Gegen die Moschee wandte sich auch die russisch-orthodoxe Gemeinde in einem Brief an Roth: Viele ihrer Mitglieder hätten „persönliche, oft sehr traumatische Erfahrungen mit dem Islam und einzelnen Muslimen“.

Das Stadtparlament jedoch steht fast komplett auf Seiten der Fatima-Gemeinde. CDU, SPD, FDP und Grüne verabschiedeten einen gemeinsamen Antrag für den Moscheebau. Der Tenor im Römer: Der Islam müsse raus aus den Hinterhöfen – bislang betete die Fatima-Gemeinde in einer „Garagenmoschee“ in Griesheim – und rein ins öffentliche Leben. So sieht das auch der frühere Frankfurter Multikulturdezernet Daniel Cohn-Bendit. Nach Berichten über einen angeblichen Hassprediger in Reihen der Fatima-Gemeinde sagte der Grüne, es sei ihm lieber, dass es Moscheen gebe, in denen man „hören kann, was die Imame sagen“.

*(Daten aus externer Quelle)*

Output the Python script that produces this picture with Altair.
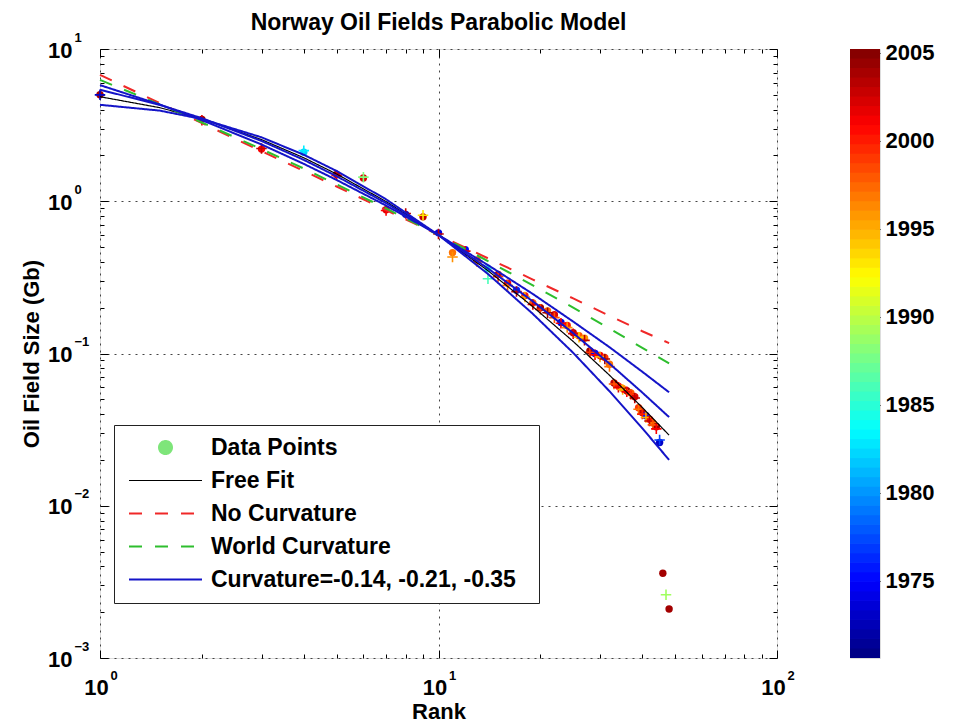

OB Roth kündigte einen Arbeitskreis im Ortsteil an, wo sich muslimische und nichtmuslimische Bürger austauschen sollen: „Die Brisanz interkultureller Konflikte macht offenen und tabufreien Dialog erforderlich.“

Am Samstag will die NPD, von der sich die Hausener Bürgerinitiative klar distanziert, vor dem Hintergrund der Auseinandersetzung um die Moschee ihr braunes Süppchen kochen – mit einem Demozug durch Hausen. In die Gegendemonstration will sich Roth einreihen. In der Opelstadt Rüsselsheim starten die „Republikaner“ zeitgleich ihre hessenweite Kampagne „gegen Minarette“.